Onderwerp: WERELDMUZIEK, POP-ROCK, CABARET
23 Januari 2011
Piter Wilkens, De Fleanende Hollanner
Door Michiel Fokkema, beeld beschikbaar gesteld door management Piter Wilkens
De in Friesland wereldberoemde troubadour zakt ook wel eens af richting Holland. Alle Amsterdamse Friezen waren dan ook uitgelopen om liedjes in hun moedertaal de te horen. Omdat je met alle Friezen in Amsterdam waarschijnlijk geen theater vult was de voorstelling uitgebreid met Jeroen Zijlstra, Jeroen van Merwijk en Erik van Muiswinkel.

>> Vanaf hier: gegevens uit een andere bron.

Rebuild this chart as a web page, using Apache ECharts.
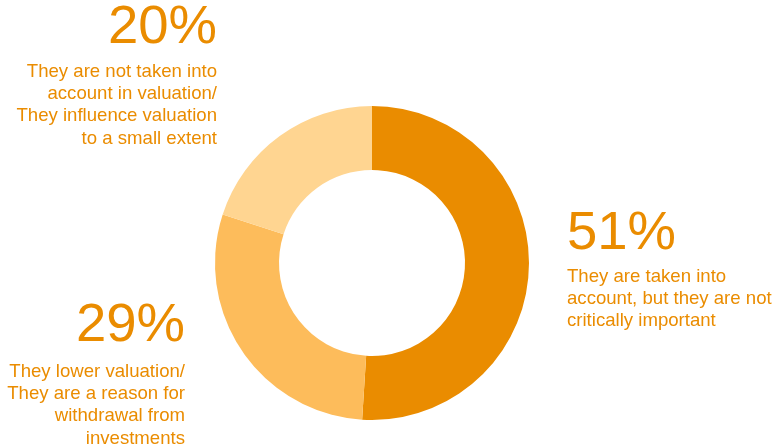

Piter die meestal eigen repertoire schrijft en uitvoert heeft Cornelis Vreeswijk (1937-1987) ontdekt. Cornelis was een wereldberoemde zanger/schrijver in Zweden. Weliswaar van Nederlandse afkomst groeide hij op in Zweden. In Nederland heeft hij weinig succes gekend, in Zweden is hij echter nog steeds een van de grootste en bekendste nationale zangers. Hij wordt daar nog veel gespeeld en zijn werk is in vele talen vertaald.

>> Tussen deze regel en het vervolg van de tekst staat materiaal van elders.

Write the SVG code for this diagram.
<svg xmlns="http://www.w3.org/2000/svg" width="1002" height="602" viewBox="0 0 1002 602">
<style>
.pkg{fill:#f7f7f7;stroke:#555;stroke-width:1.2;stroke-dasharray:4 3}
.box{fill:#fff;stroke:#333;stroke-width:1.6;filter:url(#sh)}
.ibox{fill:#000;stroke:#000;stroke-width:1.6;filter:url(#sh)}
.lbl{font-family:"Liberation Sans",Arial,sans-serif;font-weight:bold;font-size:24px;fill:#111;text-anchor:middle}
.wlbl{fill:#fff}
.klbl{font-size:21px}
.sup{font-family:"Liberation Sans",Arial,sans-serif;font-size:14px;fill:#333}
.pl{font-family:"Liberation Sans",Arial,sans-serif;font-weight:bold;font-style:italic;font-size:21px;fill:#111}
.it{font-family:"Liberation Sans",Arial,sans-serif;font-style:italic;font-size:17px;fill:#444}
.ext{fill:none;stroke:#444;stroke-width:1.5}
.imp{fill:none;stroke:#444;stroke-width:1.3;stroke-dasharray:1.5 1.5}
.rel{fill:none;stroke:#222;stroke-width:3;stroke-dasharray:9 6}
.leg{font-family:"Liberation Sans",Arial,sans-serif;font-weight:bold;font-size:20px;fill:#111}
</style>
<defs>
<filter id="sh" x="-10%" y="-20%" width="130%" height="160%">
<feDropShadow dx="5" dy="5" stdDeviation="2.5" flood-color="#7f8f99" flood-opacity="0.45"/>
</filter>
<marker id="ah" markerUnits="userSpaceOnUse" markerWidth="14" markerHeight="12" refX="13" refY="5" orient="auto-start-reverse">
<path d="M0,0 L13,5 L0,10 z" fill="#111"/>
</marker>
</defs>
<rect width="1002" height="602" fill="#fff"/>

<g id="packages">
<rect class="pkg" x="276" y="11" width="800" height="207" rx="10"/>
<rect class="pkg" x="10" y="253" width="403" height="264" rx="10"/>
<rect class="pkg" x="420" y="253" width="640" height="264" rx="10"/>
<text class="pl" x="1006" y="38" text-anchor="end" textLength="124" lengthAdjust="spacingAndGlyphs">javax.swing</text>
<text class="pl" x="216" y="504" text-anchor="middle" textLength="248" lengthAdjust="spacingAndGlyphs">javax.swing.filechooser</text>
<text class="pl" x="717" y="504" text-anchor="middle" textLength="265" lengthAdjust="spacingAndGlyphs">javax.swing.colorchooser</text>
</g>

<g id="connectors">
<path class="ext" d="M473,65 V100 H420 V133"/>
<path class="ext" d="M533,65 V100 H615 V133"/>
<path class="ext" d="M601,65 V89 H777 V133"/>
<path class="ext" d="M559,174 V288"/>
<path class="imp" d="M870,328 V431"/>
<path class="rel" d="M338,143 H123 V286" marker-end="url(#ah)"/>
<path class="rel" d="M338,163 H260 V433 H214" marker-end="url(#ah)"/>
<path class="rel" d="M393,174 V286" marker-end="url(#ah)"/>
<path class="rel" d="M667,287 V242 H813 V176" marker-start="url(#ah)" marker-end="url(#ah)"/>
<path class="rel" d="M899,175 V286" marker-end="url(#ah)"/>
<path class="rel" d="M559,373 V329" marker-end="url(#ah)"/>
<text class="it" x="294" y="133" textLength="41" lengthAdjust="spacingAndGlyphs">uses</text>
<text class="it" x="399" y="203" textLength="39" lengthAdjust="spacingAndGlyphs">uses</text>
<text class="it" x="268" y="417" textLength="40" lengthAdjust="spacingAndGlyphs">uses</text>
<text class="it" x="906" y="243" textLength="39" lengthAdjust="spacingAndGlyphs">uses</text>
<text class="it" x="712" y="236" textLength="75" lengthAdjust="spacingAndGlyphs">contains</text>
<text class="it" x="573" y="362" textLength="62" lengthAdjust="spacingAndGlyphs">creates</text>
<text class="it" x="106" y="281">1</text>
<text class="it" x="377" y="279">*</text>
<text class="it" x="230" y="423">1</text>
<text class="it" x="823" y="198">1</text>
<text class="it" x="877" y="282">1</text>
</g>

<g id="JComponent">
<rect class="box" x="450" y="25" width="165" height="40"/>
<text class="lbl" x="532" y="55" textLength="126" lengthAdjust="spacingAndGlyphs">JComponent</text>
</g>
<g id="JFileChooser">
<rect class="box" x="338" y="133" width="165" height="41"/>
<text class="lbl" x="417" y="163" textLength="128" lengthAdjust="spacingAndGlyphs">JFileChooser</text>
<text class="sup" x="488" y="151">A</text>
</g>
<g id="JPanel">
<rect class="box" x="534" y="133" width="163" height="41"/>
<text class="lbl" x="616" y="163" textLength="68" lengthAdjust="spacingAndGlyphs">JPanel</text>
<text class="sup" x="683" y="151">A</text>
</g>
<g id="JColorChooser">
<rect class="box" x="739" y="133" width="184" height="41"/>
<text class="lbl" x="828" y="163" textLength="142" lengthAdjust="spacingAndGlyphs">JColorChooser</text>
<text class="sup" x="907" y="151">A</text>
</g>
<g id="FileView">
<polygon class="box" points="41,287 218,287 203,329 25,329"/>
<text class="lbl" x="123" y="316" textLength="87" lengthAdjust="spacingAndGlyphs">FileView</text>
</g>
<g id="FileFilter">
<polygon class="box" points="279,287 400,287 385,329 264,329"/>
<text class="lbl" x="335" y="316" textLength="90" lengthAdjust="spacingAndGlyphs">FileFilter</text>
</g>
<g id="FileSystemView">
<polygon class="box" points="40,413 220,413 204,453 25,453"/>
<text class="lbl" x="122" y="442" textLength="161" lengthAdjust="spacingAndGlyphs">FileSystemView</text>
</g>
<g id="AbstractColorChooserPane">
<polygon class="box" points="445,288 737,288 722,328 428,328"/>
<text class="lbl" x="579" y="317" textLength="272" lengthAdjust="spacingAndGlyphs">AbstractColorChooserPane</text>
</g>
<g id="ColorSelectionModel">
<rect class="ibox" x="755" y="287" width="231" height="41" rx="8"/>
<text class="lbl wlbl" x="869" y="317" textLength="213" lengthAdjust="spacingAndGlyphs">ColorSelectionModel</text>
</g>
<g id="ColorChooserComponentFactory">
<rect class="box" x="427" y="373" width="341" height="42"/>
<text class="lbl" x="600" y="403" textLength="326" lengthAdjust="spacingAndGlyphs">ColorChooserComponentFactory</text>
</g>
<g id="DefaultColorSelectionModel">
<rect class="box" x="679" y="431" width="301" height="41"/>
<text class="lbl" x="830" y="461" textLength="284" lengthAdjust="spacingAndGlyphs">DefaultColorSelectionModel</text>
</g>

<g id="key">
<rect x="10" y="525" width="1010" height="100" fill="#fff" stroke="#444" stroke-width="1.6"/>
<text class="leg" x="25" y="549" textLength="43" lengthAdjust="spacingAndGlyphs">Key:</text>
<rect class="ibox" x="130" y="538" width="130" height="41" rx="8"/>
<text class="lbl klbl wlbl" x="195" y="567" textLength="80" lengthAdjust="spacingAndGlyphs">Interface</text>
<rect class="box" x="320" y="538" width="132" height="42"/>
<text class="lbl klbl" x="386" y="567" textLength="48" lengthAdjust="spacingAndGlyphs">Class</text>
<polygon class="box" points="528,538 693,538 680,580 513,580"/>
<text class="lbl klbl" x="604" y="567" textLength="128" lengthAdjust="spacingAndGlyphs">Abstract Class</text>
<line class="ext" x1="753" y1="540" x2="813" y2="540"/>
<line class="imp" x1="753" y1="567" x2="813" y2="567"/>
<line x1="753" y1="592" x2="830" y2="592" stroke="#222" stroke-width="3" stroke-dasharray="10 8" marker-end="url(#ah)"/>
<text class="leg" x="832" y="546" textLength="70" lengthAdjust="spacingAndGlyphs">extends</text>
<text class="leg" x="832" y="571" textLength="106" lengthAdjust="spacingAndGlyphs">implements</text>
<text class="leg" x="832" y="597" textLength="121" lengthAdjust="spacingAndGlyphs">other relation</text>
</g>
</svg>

Nu dus ook in het Fries. Het repertoire van Vreeswijk past wonderwel bij de stijl van Piter. Het is uiteraard niet letterlijk vertaald naar het Fries, Piter heeft zich dichterlijke vrijheid veroorloofd waardoor de teksten natuurlijk overkomen.
De band bestaat uit een gitarist, bassist, drummer, pianist/accordeonist en Piter zelf ook op gitaar en zang natuurlijk. De muziek stijl varieert van country tot blues. Vrij sober gespeeld maar perfect uitgebalanceerd. De liedjes gaan van vrolijk, grappig tot diep serieus. Als Piter bij het derde nummer zijn gitaar weglegt zingt hij werkelijk ontroerend een hartverscheurend melancholisch lied met minimale begeleiding. Dat kenmerkt hem, zijn toch ietwat melancholisch stemgeluid. Het Fries past daar goed bij. Zelfs in de vrolijke liedjes verdwijnt die Friese blues ondertoon niet.

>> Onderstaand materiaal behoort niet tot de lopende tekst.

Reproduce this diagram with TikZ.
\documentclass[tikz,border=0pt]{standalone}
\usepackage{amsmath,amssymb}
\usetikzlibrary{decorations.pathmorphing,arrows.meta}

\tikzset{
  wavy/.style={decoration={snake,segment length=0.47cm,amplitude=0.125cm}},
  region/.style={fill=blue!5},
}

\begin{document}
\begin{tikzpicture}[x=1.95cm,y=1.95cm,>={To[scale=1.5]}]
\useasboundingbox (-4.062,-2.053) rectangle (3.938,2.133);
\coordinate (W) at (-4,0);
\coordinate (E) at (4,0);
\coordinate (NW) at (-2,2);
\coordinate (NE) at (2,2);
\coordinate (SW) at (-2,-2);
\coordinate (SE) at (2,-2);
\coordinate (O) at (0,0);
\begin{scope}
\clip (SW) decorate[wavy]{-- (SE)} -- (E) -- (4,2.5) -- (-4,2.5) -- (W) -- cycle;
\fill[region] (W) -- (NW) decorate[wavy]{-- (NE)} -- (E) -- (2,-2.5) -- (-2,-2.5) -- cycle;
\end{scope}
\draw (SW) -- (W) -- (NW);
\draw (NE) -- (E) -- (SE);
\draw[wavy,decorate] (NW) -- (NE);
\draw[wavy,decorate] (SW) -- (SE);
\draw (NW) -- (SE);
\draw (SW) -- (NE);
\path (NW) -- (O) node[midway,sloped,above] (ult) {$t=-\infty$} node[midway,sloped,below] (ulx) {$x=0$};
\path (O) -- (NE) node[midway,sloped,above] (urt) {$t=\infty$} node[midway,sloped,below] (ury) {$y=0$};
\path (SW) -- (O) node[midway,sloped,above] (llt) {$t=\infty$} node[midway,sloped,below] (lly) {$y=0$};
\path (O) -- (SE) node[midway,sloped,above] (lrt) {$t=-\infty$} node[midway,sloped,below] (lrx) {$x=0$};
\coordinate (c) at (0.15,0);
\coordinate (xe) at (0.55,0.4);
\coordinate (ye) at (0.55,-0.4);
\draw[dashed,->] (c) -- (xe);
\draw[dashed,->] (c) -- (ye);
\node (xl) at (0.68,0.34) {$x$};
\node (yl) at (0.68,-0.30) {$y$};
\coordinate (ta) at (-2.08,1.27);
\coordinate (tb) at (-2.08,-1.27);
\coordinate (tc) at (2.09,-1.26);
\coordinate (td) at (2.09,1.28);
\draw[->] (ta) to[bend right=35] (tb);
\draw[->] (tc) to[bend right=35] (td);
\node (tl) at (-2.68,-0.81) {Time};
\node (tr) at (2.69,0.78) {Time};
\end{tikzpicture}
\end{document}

Jaap Zijlstra zong twee prachtige liederen in het Nederlands, ook speelde hij nog prachtig op de achtergrond trompet. Ook Jeroen van Merwijk, zong twee liedjes in het Nederlands, zichzelf begeleidend op de gitaar. Erik van Muiswinkel begon in het Zweeds. Waarnaar hij opmerkte dat het publiek nu ook eens snapte hoe het is om de hele avond niets van de teksten te begrijpen. Blijkbaar ging ook hij er vanuit dat de zaal slecht met Friezen was gevuld.
Na de pauze zong hij het bekende "de nozem en de non" maar dan elk couplet als een ander typetje. Marcel van Dam, Ed van Thijn, Janmaat, Dick advocaat, drs. P. Herman van Veen, Paul van Vliet, Toon Hermans en uiteindelijk Vreeswijk zelf deed hij na. Hij deed dit zo goed dat met je ogen dicht je geen verschil hoorde. De "Leeuwarder blues" was een leuke meezinger met het refrein "tis nooit wat weest en t sal nooit wat wurde" een typisch Fries understatement.
Piter Wilkens kan makkelijk zelf een hele avond vullen maar met zijn drie kompanen werd het het helemaal onvergetelijk. Van harte aanbevolen. Ook voor niet Friezen.